第27回
■茶室の設計■
茶室というのは当然、ただ茶事を行うところであって見せるためのものでもなくて、炉が切ってあるだけの部屋ではありません。
つまり亭主にとってもお客様にとっても茶事を行いやすく、使いやすく、気持ちよく過ごせる空間でなければないません。
ということは他の部屋、スペースとの関係もとても重要になってきます。
住宅の中にある部屋なのか、独立した草庵茶室なのかなどによって多少の違いがありますが、主客の基本的動線は変わりません。
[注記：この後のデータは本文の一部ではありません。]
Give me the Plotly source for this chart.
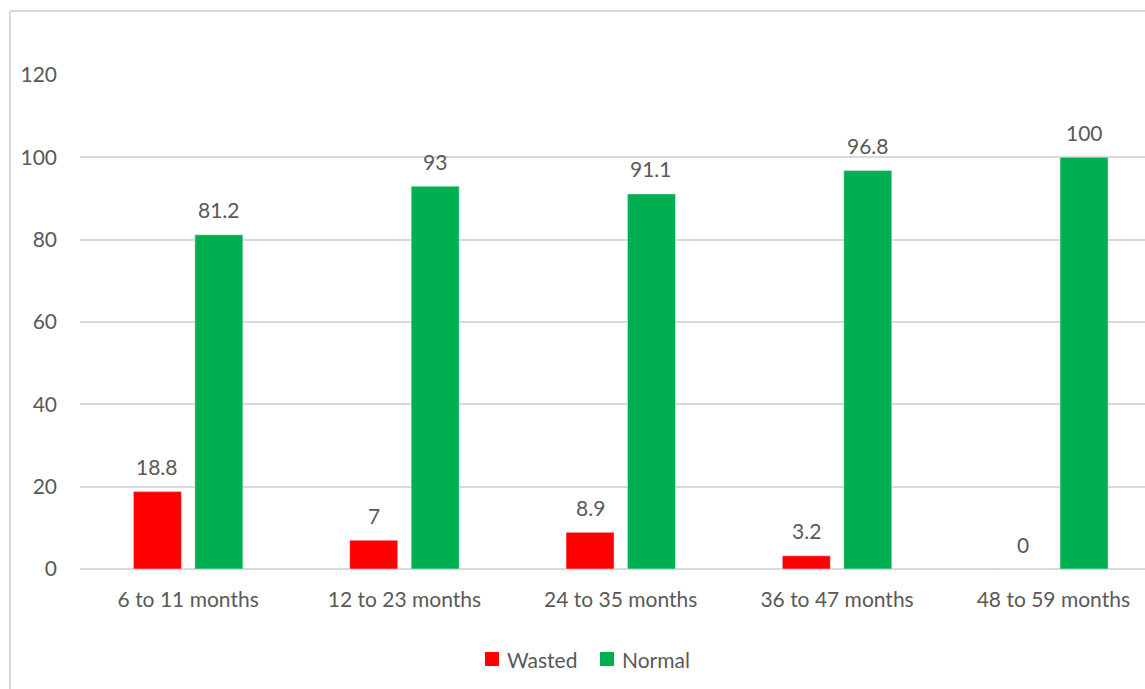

でも一般には、茶室でお茶を飲むことだけが茶会だと思っている人がスゴク多いのです。
実は茶事のほんの一部にしかすぎないのです。ここを勘違いすると全く使えない茶室設計をスタートさせてしまいます。
茶事の流れを知らないと設計できないのです。
茶室とはお点前をおする部屋ではなくて、周囲のスペースや働きを考えた全体をいいます。
皆さんもどこかの場所をお借りして一度茶事を体験されてみてください。
きっと今までと違った茶室空間というものを意識することができるでしょう。
それこそがよりよい茶室を設計する第一歩なのです。
(現在の住宅事情やスペースに合わせてある程度省略したり、まとめたりできますので安心してご相談下さい。)
実際にお茶に接していない人には決して本当の意味での茶室の設計ができないのです。
茶事をよく理解している設計者は、どのようなところから考え始めても、全体として使いやすい茶室を設計できます。